■ Given problem ■
Write out only the lines from the start of the entries up to and including the line with "fillcolor='black', line=dict(width=0))]"; please skip the pictures.
- - - -
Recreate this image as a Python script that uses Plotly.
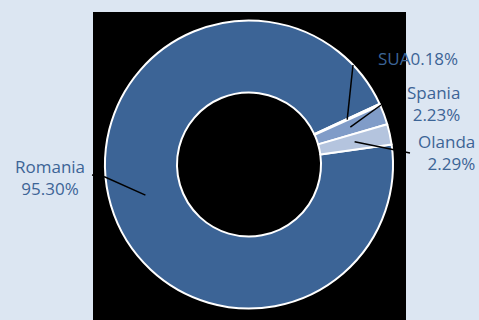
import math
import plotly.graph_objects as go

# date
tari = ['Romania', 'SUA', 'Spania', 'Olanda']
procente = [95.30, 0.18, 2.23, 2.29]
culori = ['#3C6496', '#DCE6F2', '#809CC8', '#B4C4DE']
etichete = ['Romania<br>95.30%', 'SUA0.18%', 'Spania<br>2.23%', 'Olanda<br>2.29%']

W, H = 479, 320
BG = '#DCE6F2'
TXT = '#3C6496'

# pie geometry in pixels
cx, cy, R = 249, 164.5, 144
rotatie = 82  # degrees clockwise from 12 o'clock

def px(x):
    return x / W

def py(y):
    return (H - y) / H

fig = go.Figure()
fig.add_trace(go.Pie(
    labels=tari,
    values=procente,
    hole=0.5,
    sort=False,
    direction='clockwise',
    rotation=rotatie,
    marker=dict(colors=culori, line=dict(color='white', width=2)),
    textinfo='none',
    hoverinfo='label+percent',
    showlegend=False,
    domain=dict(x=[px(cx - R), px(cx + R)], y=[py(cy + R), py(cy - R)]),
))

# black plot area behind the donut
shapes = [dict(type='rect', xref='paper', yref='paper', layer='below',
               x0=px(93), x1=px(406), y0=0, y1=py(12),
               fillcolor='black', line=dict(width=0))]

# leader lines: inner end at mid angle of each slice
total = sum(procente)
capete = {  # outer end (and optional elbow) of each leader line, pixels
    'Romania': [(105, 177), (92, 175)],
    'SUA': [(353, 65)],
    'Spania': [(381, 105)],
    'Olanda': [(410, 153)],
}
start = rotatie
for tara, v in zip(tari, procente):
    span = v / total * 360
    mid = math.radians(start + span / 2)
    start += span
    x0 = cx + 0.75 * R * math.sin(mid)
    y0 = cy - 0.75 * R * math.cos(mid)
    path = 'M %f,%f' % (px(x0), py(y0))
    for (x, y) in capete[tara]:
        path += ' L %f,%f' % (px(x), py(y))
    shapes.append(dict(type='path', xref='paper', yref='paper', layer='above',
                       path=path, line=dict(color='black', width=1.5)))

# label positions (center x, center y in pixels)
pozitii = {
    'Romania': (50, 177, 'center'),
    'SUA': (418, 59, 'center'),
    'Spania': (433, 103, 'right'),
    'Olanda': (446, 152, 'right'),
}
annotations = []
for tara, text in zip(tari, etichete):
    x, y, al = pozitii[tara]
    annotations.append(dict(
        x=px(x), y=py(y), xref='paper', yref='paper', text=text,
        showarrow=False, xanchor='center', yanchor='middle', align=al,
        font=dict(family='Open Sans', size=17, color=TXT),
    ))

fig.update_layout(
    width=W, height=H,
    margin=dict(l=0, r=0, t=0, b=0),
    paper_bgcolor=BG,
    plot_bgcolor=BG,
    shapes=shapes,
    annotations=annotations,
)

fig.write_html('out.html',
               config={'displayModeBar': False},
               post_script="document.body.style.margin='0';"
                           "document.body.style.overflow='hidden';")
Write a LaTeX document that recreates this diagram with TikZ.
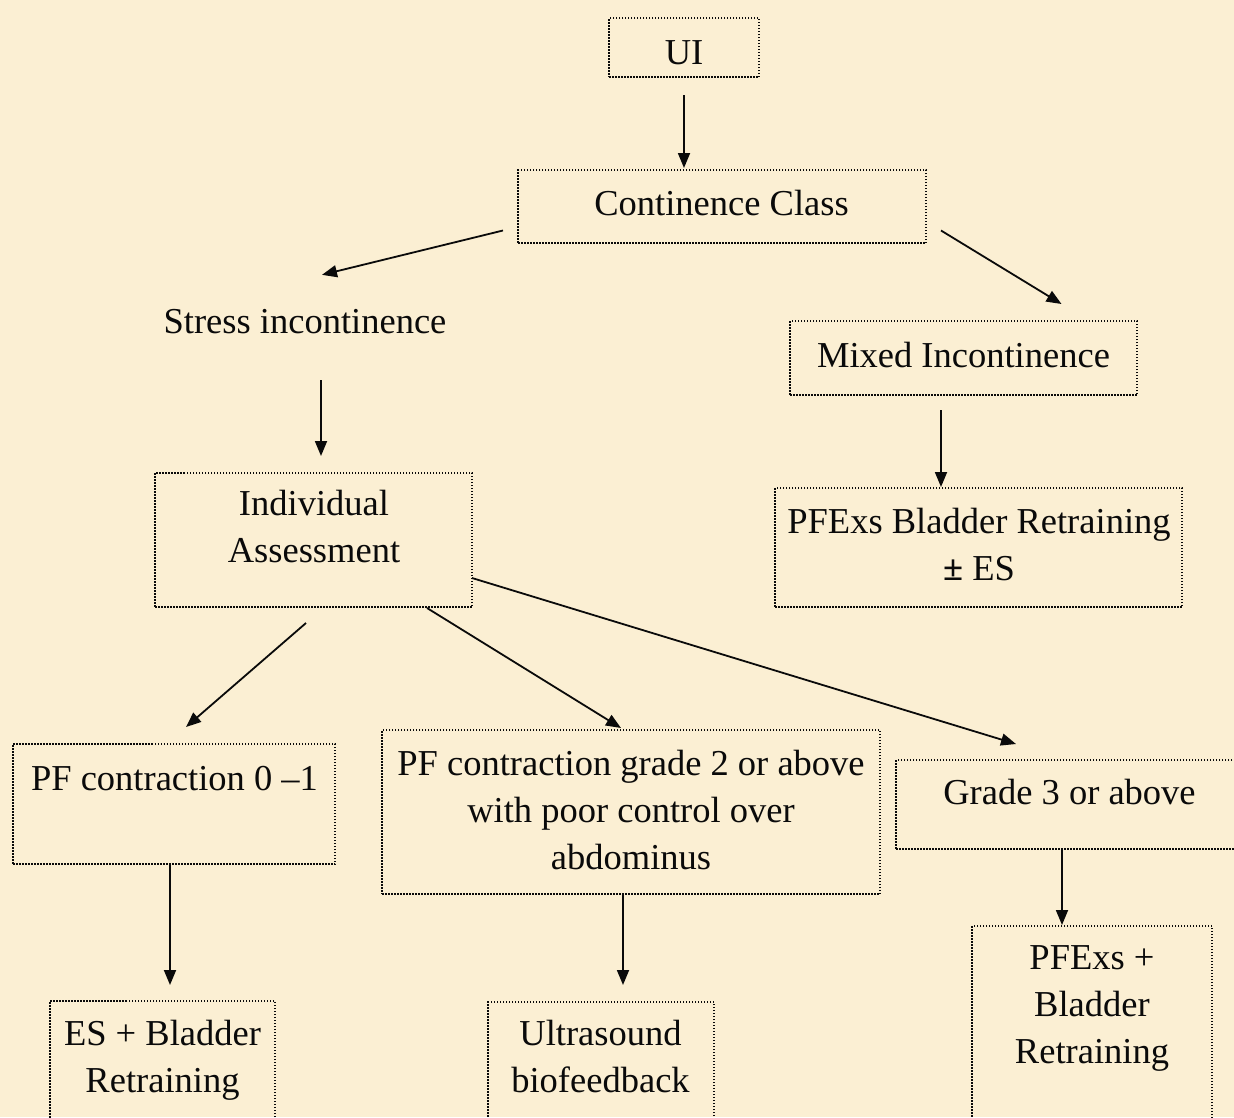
- - - -
■ Task solution ■
Recreate this image as a Python script that uses Plotly.
import math
import plotly.graph_objects as go

# date
tari = ['Romania', 'SUA', 'Spania', 'Olanda']
procente = [95.30, 0.18, 2.23, 2.29]
culori = ['#3C6496', '#DCE6F2', '#809CC8', '#B4C4DE']
etichete = ['Romania<br>95.30%', 'SUA0.18%', 'Spania<br>2.23%', 'Olanda<br>2.29%']

W, H = 479, 320
BG = '#DCE6F2'
TXT = '#3C6496'

# pie geometry in pixels
cx, cy, R = 249, 164.5, 144
rotatie = 82  # degrees clockwise from 12 o'clock

def px(x):
    return x / W

def py(y):
    return (H - y) / H

fig = go.Figure()
fig.add_trace(go.Pie(
    labels=tari,
    values=procente,
    hole=0.5,
    sort=False,
    direction='clockwise',
    rotation=rotatie,
    marker=dict(colors=culori, line=dict(color='white', width=2)),
    textinfo='none',
    hoverinfo='label+percent',
    showlegend=False,
    domain=dict(x=[px(cx - R), px(cx + R)], y=[py(cy + R), py(cy - R)]),
))

# black plot area behind the donut
shapes = [dict(type='rect', xref='paper', yref='paper', layer='below',
               x0=px(93), x1=px(406), y0=0, y1=py(12),
               fillcolor='black', line=dict(width=0))]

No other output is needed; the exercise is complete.